Mr. Ebron's career as a DJ has landed him high-profile events for major R&B and hip hop artists, and "coveted Grammy and Oscar after-parties." In 2004, he began his own music production company.
Meanwhile, Mr. Ebron also has made his way as a fashion designer. Goodlife American Clothing has had offices in Brooklyn, N.Y., and Beverly Hills, Calif., and he has devoted substantial time to developing a look he describes as "casual luxury."
"His own best muse, Ebron has fused together the emotion of a beautiful piece of art, the vibrancy of a rich color palette and the lavish feel of a fine textile to create a luxurious assortment of women's tee shirts," his site boasts.
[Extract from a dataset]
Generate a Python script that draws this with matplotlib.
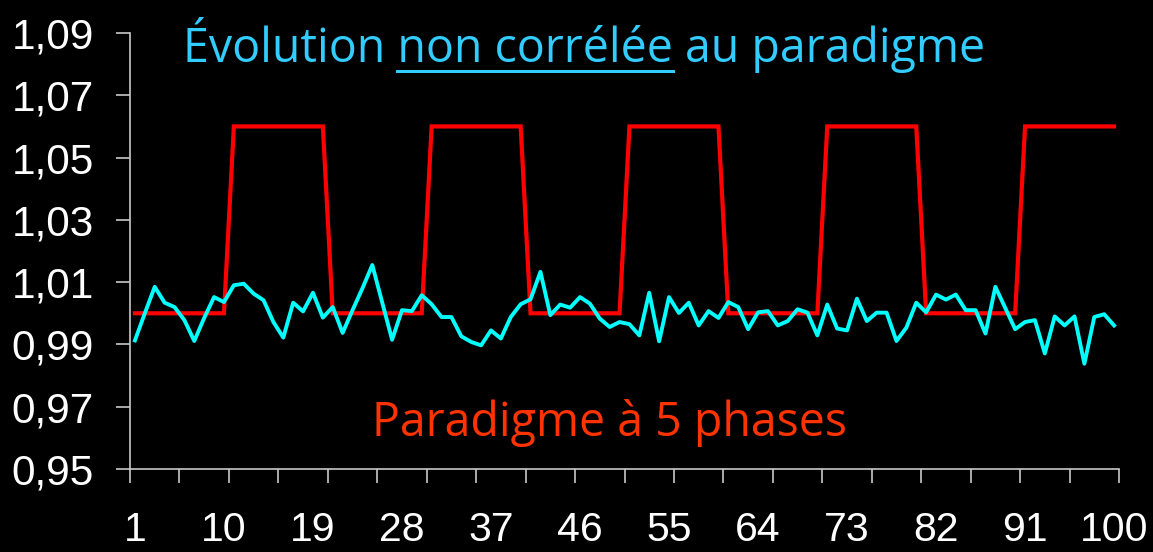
import matplotlib
matplotlib.use("Agg")
import matplotlib.pyplot as plt
from matplotlib.lines import Line2D

# données
x = list(range(1, 101))
signal = [0.9913, 1.0000, 1.0085, 1.0034, 1.0020, 0.9978, 0.9911, 0.9985, 1.0052, 1.0036,
          1.0090, 1.0095, 1.0063, 1.0042, 0.9972, 0.9922, 1.0034, 1.0006, 1.0066, 0.9986,
          1.0020, 0.9937, 1.0010, 1.0080, 1.0155, 1.0035, 0.9915, 1.0010, 1.0007, 1.0058,
          1.0029, 0.9988, 0.9988, 0.9926, 0.9908, 0.9897, 0.9945, 0.9919, 0.9988, 1.0029,
          1.0045, 1.0133, 0.9994, 1.0028, 1.0018, 1.0052, 1.0031, 0.9983, 0.9956, 0.9972,
          0.9965, 0.9929, 1.0066, 0.9910, 1.0052, 1.0001, 1.0034, 0.9961, 1.0007, 0.9985,
          1.0036, 1.0020, 0.9949, 1.0003, 1.0007, 0.9961, 0.9975, 1.0013, 1.0002, 0.9929,
          1.0028, 0.9951, 0.9945, 1.0047, 0.9975, 1.0002, 1.0002, 0.9911, 0.9954, 1.0034,
          1.0003, 1.0060, 1.0044, 1.0060, 1.0010, 1.0010, 0.9935, 1.0085, 1.0017, 0.9949,
          0.9972, 0.9978, 0.9871, 0.9990, 0.9961, 0.9990, 0.9838, 0.9988, 0.9997, 0.9961]
phase_levels = [1.00, 1.06, 1.00, 1.06, 1.00, 1.06, 1.00, 1.06, 1.00, 1.06]
phase_len = 10
paradigme = [lvl for lvl in phase_levels for _ in range(phase_len)]

yticks = [0.95, 0.97, 0.99, 1.01, 1.03, 1.05, 1.07, 1.09]
xlabels = [1, 10, 19, 28, 37, 46, 55, 64, 73, 82, 91, 100]

fig = plt.figure(figsize=(11.53, 5.52), dpi=100, facecolor="black")
ax = fig.add_axes([130 / 1153, 1 - 469 / 552, (1119 - 130) / 1153, (469 - 33) / 552])
ax.set_facecolor("black")

ax.plot(x, paradigme, color="#ff0000", lw=3.0, solid_joinstyle="miter")
ax.plot(x, signal, color="#00ffff", lw=2.8)

ax.set_xlim(0.5, 100.5)
ax.set_ylim(0.95, 1.09)

for s in ["top", "right"]:
    ax.spines[s].set_visible(False)
for s in ["left", "bottom"]:
    ax.spines[s].set_color("#c8c8c8")
    ax.spines[s].set_linewidth(1.2)

# y : graduations avec virgule
ax.set_yticks(yticks)
ax.set_yticklabels([f"{v:.2f}".replace(".", ",") for v in yticks])
ax.tick_params(axis="y", colors="#c8c8c8", labelcolor="white", length=10, width=1.2,
               pad=16, labelsize=30.5)

# x : marques tous les 5, étiquettes tous les 9
ax.set_xticks([0.5 + 5 * k for k in range(21)])
ax.set_xticklabels([])
ax.set_xticks(xlabels, minor=True)
ax.set_xticklabels([str(v) for v in xlabels], minor=True)
ax.xaxis.remove_overlapping_locs = False
ax.tick_params(axis="x", which="major", colors="#c8c8c8", length=10, width=1.2)
ax.tick_params(axis="x", which="minor", length=0, pad=30, labelcolor="white", labelsize=29.5)
for lab in ax.get_xticklabels(which="minor") + ax.get_yticklabels():
    lab.set_fontfamily("Liberation Sans")

# textes
fnt = "Open Sans"
fs = 33.5
full = "Évolution non corrélée au paradigme"
t = fig.text(584 / 1153, 1 - 45 / 552, full, ha="center", va="center", color="#33ccff",
             fontsize=fs, fontfamily=fnt)
fig.text(609 / 1153, 1 - 423 / 552, "Paradigme à 5 phases", ha="center", va="center",
         color="#ff3300", fontsize=fs, fontfamily=fnt)

fig.canvas.draw()
r = fig.canvas.get_renderer()

def width(s):
    tmp = fig.text(0, 0, s, fontsize=fs, fontfamily=fnt)
    w = tmp.get_window_extent(r).width
    tmp.remove()
    return w

bb = t.get_window_extent(r)
x0 = bb.x0 + width("Évolution n") - width("n")
x1 = bb.x0 + width("Évolution non corrélée")
uy = 1 - 71 / 552
fig.add_artist(Line2D([x0 / 1153, x1 / 1153], [uy, uy], transform=fig.transFigure,
                      color="#33ccff", lw=2.2))

plt.savefig("out.png", dpi=100, facecolor="black")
But Maryland court records show Mr. Ebron has a rougher side. In the 1990s, he was charged more than a half-dozen times with crimes ranging from assault, battery and disturbance of the peace to passing bad checks — though few of the charges resulted in criminal penalties.
In a 2002 lawsuit accusing Tracey and Kenneth Edmonds of sex discrimination, a former employee alleged that Mr. Ebron offered her money to abort a pregnancy allegedly caused by one of the label's artists. The Edmonds' later countersued, claiming the lawsuit was an extortion attempt. On Tuesday, a spokeswoman said Mr. Ebron had acted on his own in the matter.
Then, in 2008, Mr. Ebron mailed more than 10 pounds of cocaine to New York where it was seized, according to the criminal complaint. However, he was not arrested in what the complaint said was a decision to protect the ongoing investigation.
Mr. Ebron's suspected involvement in the Los Angeles-based cocaine ring came to a head last month, according to the complaint, when intercepted calls and surveillance placed him at Jerry's Famous Deli in Los Angeles, where he met with Mr. Brascom and Mr. Lopez to discuss an additional $50,000 that Mr. Lopez thought he was owed.
On Oct. 13, DEA agents say they listened to a call during which Mr. Ebron assured Mr. Brascom that his East Coast distribution team was ready to receive more drug shipments.
"We on it," Mr. Ebron said, according to the complaint. "We gonna keep it pushin'."